An age of automation is coming, whether Americans are ready for it or not
The Trump administration is looking to increase automation to address labor shortages amid mass deportation of illegal migrants and a rising push to decrease legal immigration
Opinion-editorial by Summer Lane | July 25, 2025
A resounding message has echoed through Washington over the past few weeks, reiterated by USDA Secretary Brooke Rollins and Vice President J.D. Vance: automation is the path forward for many industries, for better or for worse.
The topic of increased automation in the American agricultural industry was raised recently when rumors arose that the Trump administration was considering an amnesty deal for illegal farm workers.
President Trump, Vice President Vance, and Brooke Rollins have all emphatically stated that amnesty is not in the plan.
“We’re not going to do amnesty,” Vance said this week during a forum discussion.
Rollins has strongly stated on more than one occasion that automation is the solution to waning labor forces in the aftermath of nationwide deportation efforts.
“There will be no amnesty, the mass deportations continue – but in a strategic way – and we move the workforce towards automation and 100 percent American participation,” she said in early July.
And, when it comes to a potential labor shortage due to the deportation of illegal workers, Vice President Vance has said his “favorite solution for those problems is automation.”
This, coupled with the unprecedented evolution and development of artificial intelligence technologies being funded and accelerated by the Trump administration, presents a picture of a future America that relies heavily on AI and automation in its major industries.
Cutting back on legal immigration?
With the rise in AI tech, as many as 300 million people could lose their full-time jobs in America in the coming years, LindellTV previously reported.
This is a staggering number, and, when coupled with exploding immigration, it begs the question: What jobs will be left for native-born American workers when AI and automation take over? Will those scant jobs that remain be given to foreign-born workers, as some have suggested, via the somewhat controversial H-1B visa program?
This is a concern Vice President Vance addressed this week during his forum discussion, when discussing Big Tech companies that may lay off thousands of American workers and then hire foreign-born employees.
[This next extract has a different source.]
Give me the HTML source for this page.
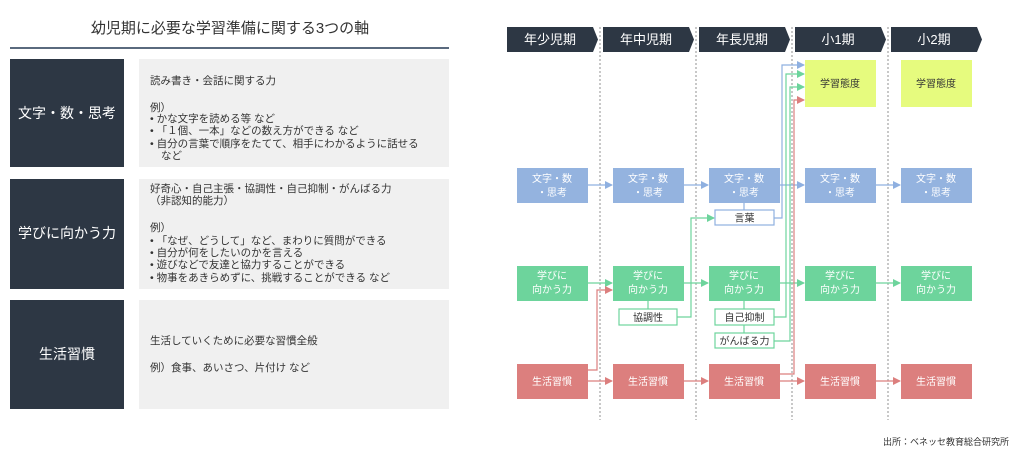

Per Newsweek, Vance remarked, “That displacement and that math worries me a bit. And what the president has said, he said very clearly: We want the very best and the brightest to make America their home. We want them to build great companies and so forth. But I don’t want companies to fire 9,000 American workers and then to go and say, ‘We can’t find workers here in America.’ That’s a bullshit story.”
Couple that with a rising call to reduce legal immigration, and it seems as if the writing may be on the wall, policy-wise.
“It’s time to dramatically reduce LEGAL immigration. Automation is coming. AI is coming. We do not need more immigrants competing for American jobs,” wrote Turning Point USA President Charlie Kirk on Friday.
Kirk is not alone in his sentiments. His comments came as a response to Rep. Chip Roy’s, R-Texas, comments about immigration trends in the U.S.
“In early 2025, the foreign-born share hit a RECORD-high in 14 states, while the foreign-born population hit RECORD highs in 31 states,” the statement read. “The U.S. needs to END illegal and REDUCE legal immigration that’s sustainable for Americans.”
According to a report he cited from the Center for Immigration Studies, between 1980 and 2025, the foreign-born population in the American South, for example, has ballooned by 578 percent.
“In 1980, the foreign-born were 10 percent or more of the population in only five states. By 2025 this was the case in 21 states plus the District of Columbia,” the report said.
In an automated future, what hope is there for American workers?
This is the question that underpins every technological leap forward in AI. Thankfully, President Trump’s administration has been very strategic in its implementation of AI innovation – working to ensure that AI models remain neutrally objective, for example, and don’t contain radical biases.
But as kiosks in fast-food restaurants and coffee shops are increasingly automated, the human workforce reduction is, clearly, already underway. Automation is here to stay, whether Americans are ready for it or not.
The only question will be how many native-born Americans will have to compete with foreign workers for the waning jobs still available in the coming years. To that end, Rep. Chip Roy is right: illegal immigration must be reversed, and legal immigration should probably be reduced.
While the Trump administration has efficiently secured the southern border and halted illegal immigration, nationwide deportation efforts are still underway. It remains to be seen if a reform of the H-1B visa system is on the horizon, but it seems likely if a legal immigration system overhaul becomes an objective of the Trump administration.